Multinational corporations, chiefly Firestone, which operates the largest rubber plantation on earth in Liberia, have also scaled back operations, shrinking the tax base required to pay for infrastructure and civil service wages. Firestone – which is to Liberia what the auto industry once was to Detroit – has laid off more than 3,000 workers over the past five years.

Just as Weah’s economic credibility was being questioned, two scandals struck. In September 2018, Liberia’s information minister announced that shipping containers holding L$15.5bn ($104m) had gone missing, an episode that brought the issue of corruption – an endemic problem in Liberia – into stark relief.

It later emerged that the containers had not gone missing, but that the central bank had ordered three times the amount of banknotes it had been authorised to print and could not account for how they had been infused into the economy. A case concerning the overprinting of an additional L$2.6bn is currently in court.

Then, last June, protesters demanded Weah account for $25m his government withdrew from the country’s Federal Reserve account in New York to boost the economy, amid allegations of impropriety by officials.

Weah’s development of nearly 50 high-spec residential buildings on land he owns in Monrovia and his private travel by jet have also met with anger. Meanwhile, more than half of the country’s 73,000 civil servants were not paid in November or December.

There are some reasons for optimism on the back of a poor 2019 for Liberia’s weakened economy. GDP growth is expected to recover and hit 1.4% this year and 3.4% in 2021, according to the World Bank.

The electricity, iron and gold sectors have growth potential, while Liberia’s vast supply of rubber will continue to support its economy. Its population is young and entrepreneurial.
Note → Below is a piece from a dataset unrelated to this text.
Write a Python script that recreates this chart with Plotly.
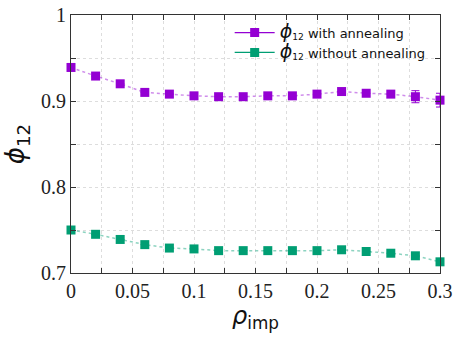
import plotly.graph_objects as go

# impurity density
rho_imp = [0.00, 0.02, 0.04, 0.06, 0.08, 0.10, 0.12, 0.14, 0.16,
           0.18, 0.20, 0.22, 0.24, 0.26, 0.28, 0.30]

# phi_12 with annealing and its uncertainty
phi_anneal = [0.939, 0.929, 0.920, 0.910, 0.908, 0.906, 0.905, 0.905, 0.906,
              0.906, 0.908, 0.911, 0.909, 0.908, 0.905, 0.901]
err_anneal = [0.0, 0.0, 0.0, 0.0, 0.0, 0.0, 0.0, 0.0, 0.0,
              0.0, 0.0, 0.0, 0.0, 0.0, 0.007, 0.008]

# phi_12 without annealing
phi_plain = [0.750, 0.745, 0.739, 0.733, 0.729, 0.728, 0.726, 0.726, 0.726,
             0.726, 0.726, 0.727, 0.725, 0.723, 0.720, 0.713]
err_plain = [0.0] * 16

# tick positions (labelled ones carry text, the rest stay blank)
x_ticks = [0.0, 0.025, 0.05, 0.075, 0.1, 0.125, 0.15, 0.175,
           0.2, 0.225, 0.25, 0.275, 0.3]
x_labels = ["0", "", "0.05", "", "0.1", "", "0.15", "",
            "0.2", "", "0.25", "", "0.3"]
y_ticks = [0.7, 0.75, 0.8, 0.85, 0.9, 0.95, 1.0]
y_labels = ["0.7", "", "0.8", "", "0.9", "", "1"]

PURPLE = "#9400D3"
GREEN = "#009E73"
PHI = '<span style="font-size:19px"><i>ϕ</i></span><sub>12</sub> '

fig = go.Figure()

for y, e, col, fade, name in [
    (phi_anneal, err_anneal, PURPLE, "rgba(148,0,211,0.45)", "with annealing"),
    (phi_plain, err_plain, GREEN, "rgba(0,158,115,0.45)", "without annealing"),
]:
    # data with dotted connecting line
    fig.add_trace(go.Scatter(
        x=rho_imp, y=y, mode="lines+markers",
        line=dict(color=fade, width=1.5, dash="dot"),
        marker=dict(symbol="square", size=9, color=col),
        error_y=dict(type="data", array=e, color=col, thickness=1, width=4),
        showlegend=False, cliponaxis=False,
    ))
    # legend entry
    fig.add_trace(go.Scatter(
        x=[None], y=[None], mode="lines+markers",
        line=dict(color=col, width=1.2),
        marker=dict(symbol="square", size=9, color=col),
        name=PHI + name,
    ))

FRAME = "#333333"
axis_common = dict(
    showline=True, linecolor=FRAME, linewidth=1, mirror="allticks",
    ticks="inside", ticklen=5, tickwidth=1, tickcolor=FRAME,
    tickfont=dict(family="Liberation Serif", size=20, color="#222222"),
    showgrid=True, gridcolor="#dddddd", griddash="dot", gridwidth=1,
    zeroline=False, automargin=False,
)

fig.update_layout(
    template="simple_white",
    width=455, height=338,
    margin=dict(l=71, r=15, t=15, b=65, autoexpand=False),
    paper_bgcolor="white", plot_bgcolor="white",
    xaxis=dict(
        range=[0, 0.3], tickmode="array", tickvals=x_ticks, ticktext=x_labels,
        title=dict(text="<i>ρ</i><sub>imp</sub>",
                   font=dict(family="DejaVu Sans", size=24, color="#111111"),
                   standoff=6),
        **axis_common,
    ),
    yaxis=dict(
        range=[0.7, 1.0], tickmode="array", tickvals=y_ticks, ticktext=y_labels,
        title=dict(text="<i>ϕ</i><sub>12</sub>",
                   font=dict(family="DejaVu Sans", size=26, color="#111111"),
                   standoff=8),
        **axis_common,
    ),
    legend=dict(x=0.43, y=0.99, xanchor="left", yanchor="top",
                bgcolor="rgba(0,0,0,0)", tracegroupgap=0,
                font=dict(family="DejaVu Sans", size=13, color="#111111"),
                itemwidth=40),
)

fig.write_html("out.html")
Yet before growth can return, stabilisation is the name of the game.

‘Fragile’ economy

“Mr Weah urgently needs to stabilise the Liberian dollar and inflation before hard currency reserves fall to dangerous levels,” says Humphrey-Smith, whose firm’s Civil Unrest Index suggests there is a 79% chance of disturbances in Liberia in the next two years.

The IMF recently called the Liberian economy “fragile”, a term generally given to economies bordering on crisis. The lender has offered Monrovia $250m over four years, with a string of austerity conditions, not least laying off hundreds of civil servants.

“While hard for Mr Weah to swallow, the strict execution of IMF guidelines would likely dodge a recession and revamp the country’s image with creditors,” Humphrey-Smith says. “Doing so will drive a wedge between him, investors and the electorate; but it may just avert disaster.”